Menzies Art Brands
JEFFREY SMART - Level Crossing


(c) The Estate of Jeffrey Smart

JEFFREY SMART (1921-2013)

Level Crossing 1997

Estimate: $380000 - 480000

Sold For:
$420000 hammer

 

JEFFREY SMART (1921-2013)

Level Crossing 1997

oil on canvas
71.0 x 91.0 cm
signed lower right: JEFFERY SMART
signed and dated middle left in number plate: JEFFERY SMART/ 1997

Provenance:
Australian Galleries, Melbourne (label attached verso)
Private collection, Melbourne

Exhibited:
Jeffery Smart Paintings and Studies, 1993-1998, Australian Galleries, Sydney, 27 October - 21 November 1998, cat.12, p.17 (illus.)

Reference:
Allen, C., Jeffery Smart: Unpublished Paintings, 1940-2007, Australian Galleries and Thames and Hudson, Melbourne, 2008, p.27, p.217 (illus.)

Related Works:
First Study for 'Level Crossing', 1997, oil on canvas, 38.0 x 46.0 cm, illus in; Pearce, B., Jeffery Smart Paintings and Studies, 1993-1998, Australian Galleries, Sydney, 1998, pl.13, p.16
Second Study for 'Level Crossing', 1997, oil on canvas, 39.0 x 49.0 cm, illus in; Pearce, B., Jeffery Smart Paintings and Studies, 1993-1998, Australian Galleries, Sydney, 1998, pl.14, p.16

Estimate: $380000 - 480000

Result Hammer: $420000

There is always a hidden visual power in Jeffrey Smart’s paintings. His paintings are never simple scenes that are simply rendered – always there is an organizing principle. Behind the visible scene there is the invisible mind that orders. Smart’s paintings are never the record of a scene but the reconfiguration of a mental event. Smart scans urban environments to gather freeze-frame mental snapshots captured while travelling through carefully selected urban environments.
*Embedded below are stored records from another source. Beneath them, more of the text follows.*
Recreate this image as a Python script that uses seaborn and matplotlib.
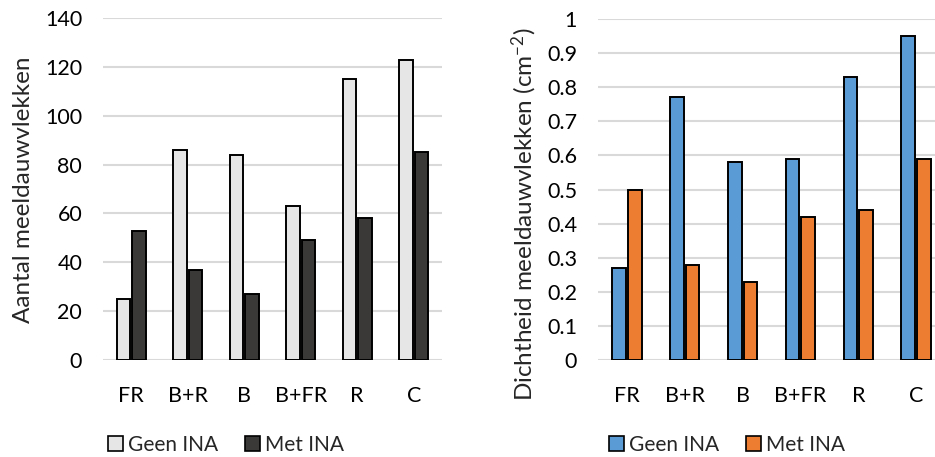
import numpy as np
import pandas as pd
import matplotlib
matplotlib.use("Agg")
import matplotlib.pyplot as plt
import seaborn as sns
from matplotlib.patches import Patch

categories = ["FR", "B+R", "B", "B+FR", "R", "C"]
series = ["Geen INA", "Met INA"]
aantal_geen = [25, 86, 84, 63, 115, 123]
aantal_met = [53, 37, 27, 49, 58, 85]
dicht_geen = [0.27, 0.77, 0.58, 0.59, 0.83, 0.95]
dicht_met = [0.50, 0.28, 0.23, 0.42, 0.44, 0.59]
left_ticks = [0, 20, 40, 60, 80, 100, 120, 140]
right_ticks = [0, 0.1, 0.2, 0.3, 0.4, 0.5, 0.6, 0.7, 0.8, 0.9, 1]
right_ticklabels = ["0", "0.1", "0.2", "0.3", "0.4", "0.5", "0.6", "0.7", "0.8", "0.9", "1"]

sns.set_theme(style="white")
plt.rcParams['font.family'] = ['Lato', 'DejaVu Sans']
plt.rcParams['mathtext.fontset'] = 'custom'
plt.rcParams['mathtext.rm'] = 'Lato'
plt.rcParams['mathtext.it'] = 'Lato:italic'

def long(a, b):
    return pd.DataFrame({
        "cat": categories * 2,
        "serie": [series[0]] * len(categories) + [series[1]] * len(categories),
        "val": list(a) + list(b),
    })

fig = plt.figure(figsize=(9.35, 4.57), dpi=100)
axL = fig.add_axes([103/935, 1-360/457, 339/935, 342/457])
axR = fig.add_axes([598/935, 1-360/457, 347/935, 341/457])

left_colors = ["#E7E6E6", "#3B3838"]
right_colors = ["#5B9BD5", "#ED7D31"]

for ax, df, cols in [(axL, long(aantal_geen, aantal_met), left_colors),
                     (axR, long(dicht_geen, dicht_met), right_colors)]:
    sns.barplot(data=df, x="cat", y="val", hue="serie", palette=cols,
                saturation=1, width=0.54, gap=0.12, edgecolor="black",
                linewidth=1.4, ax=ax, legend=False, zorder=3)
    for s in ax.spines.values():
        s.set_visible(False)
    ax.yaxis.grid(True, color="#D9D9D9", linewidth=1.5, zorder=0)
    ax.set_axisbelow(True)
    ax.tick_params(axis="both", length=0, labelsize=15.5, colors="black")
    ax.tick_params(axis="x", pad=19)
    ax.tick_params(axis="y", pad=15)
    ax.set_xlabel("")
    ax.set_xlim(-0.5, 5.5)

axL.set_ylim(0, 140)
axL.set_yticks(left_ticks)
axL.set_ylabel("Aantal meeldauwvlekken", fontsize=17.5)
axL.yaxis.set_label_coords(-69/339, (360-190)/342)
axR.set_ylim(0, 1)
axR.set_yticks(right_ticks)
axR.set_yticklabels(right_ticklabels)
axR.set_ylabel("Dichtheid meeldauwvlekken (cm$^{-2}$)", fontsize=17.5)
axR.yaxis.set_label_coords(-59/347, (360-214)/341)

for cols, cx in [(left_colors, 226), (right_colors, 727)]:
    handles = [Patch(facecolor=c, edgecolor="black", linewidth=1.2) for c in cols]
    fig.legend(handles, series, loc="center", bbox_to_anchor=(cx/935, 1-445/457),
               ncol=2, frameon=False, fontsize=15, handlelength=0.7,
               handleheight=0.7, handletextpad=0.25, columnspacing=1.3)

fig.savefig("out.png", dpi=100)
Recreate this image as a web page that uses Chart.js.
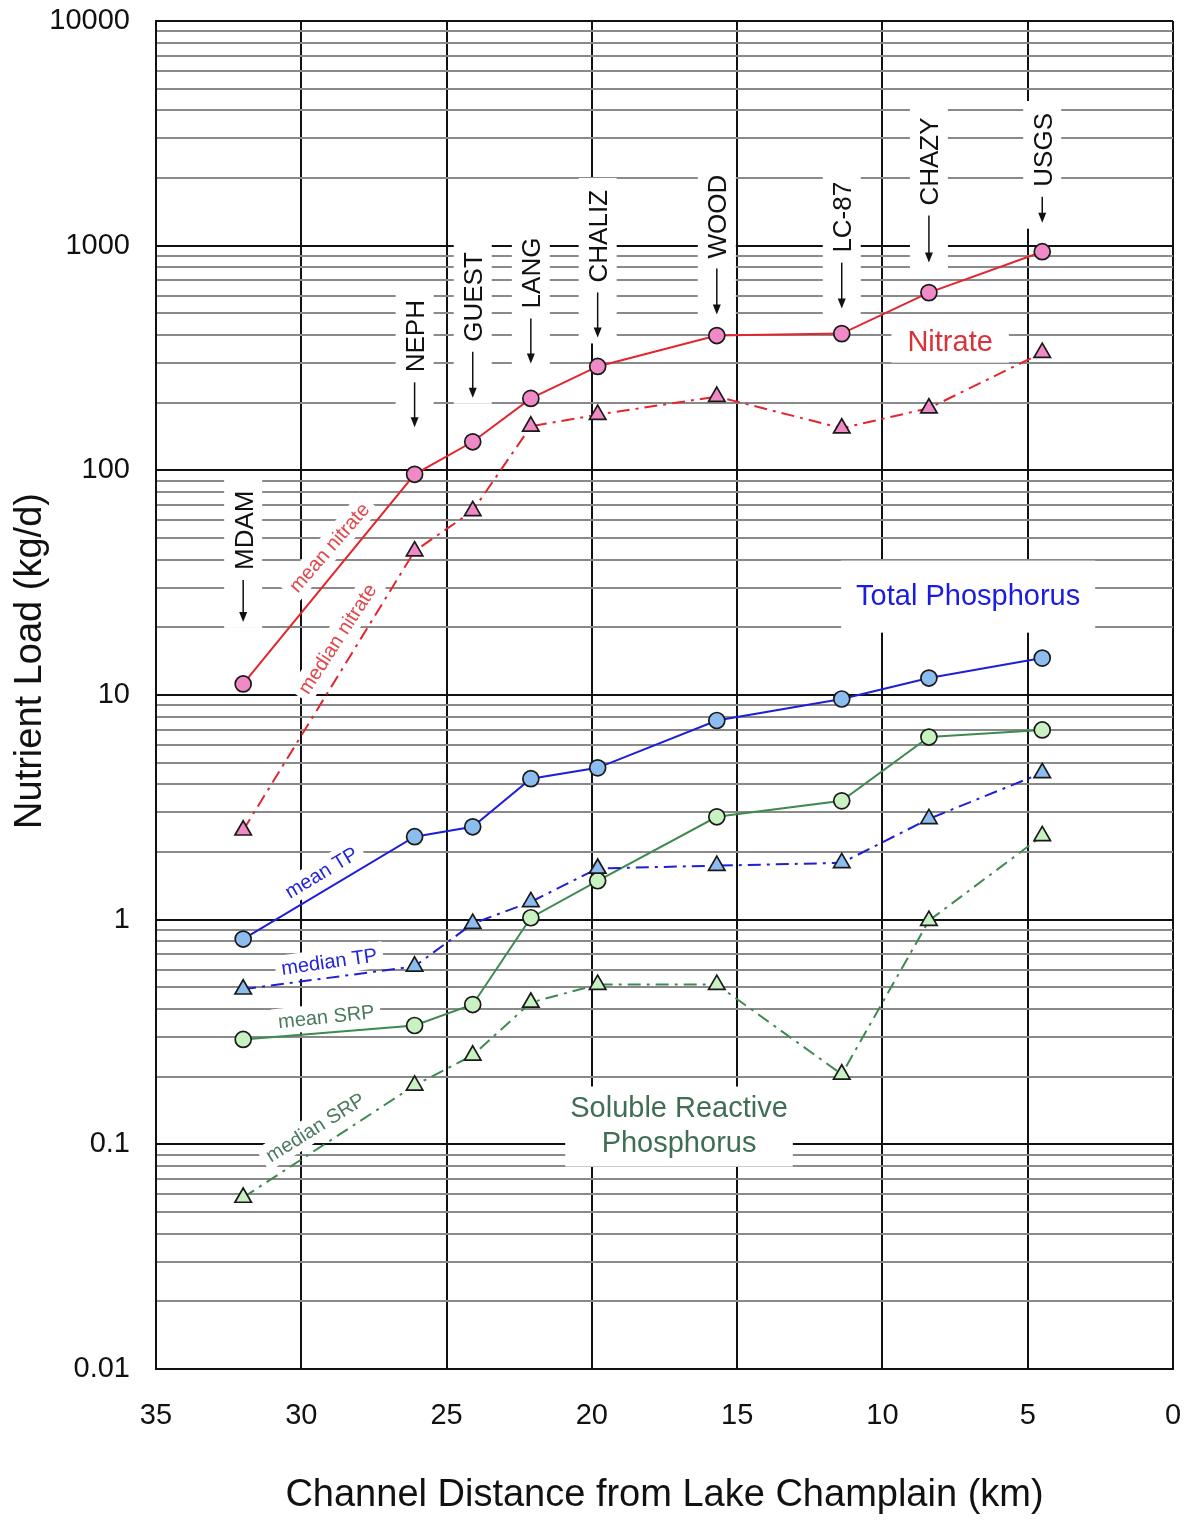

His paintings are always very much thought into existence.

 

Smart’s paintings, like his Level Crossing of 1997, so often re-present the familiar as the unfamiliar in ways that isolate a dislocated oddness that removes the scales from one’s eyes. All great art has its effects - preferably lasting and feeling effects. Smart’s use of the everyday does not eulogize the everyday, but makes it the subject of aesthetic consideration to rehabilitate the viewer’s freshness of vision. In many ways this is no less than what Arthur Streeton and Frederick McCubbin did with the Australian landscape, Fred Williams did with the Australian Bush and Howard Arkley did with suburbia. One sees differently after seeing their works – so it is with Smart.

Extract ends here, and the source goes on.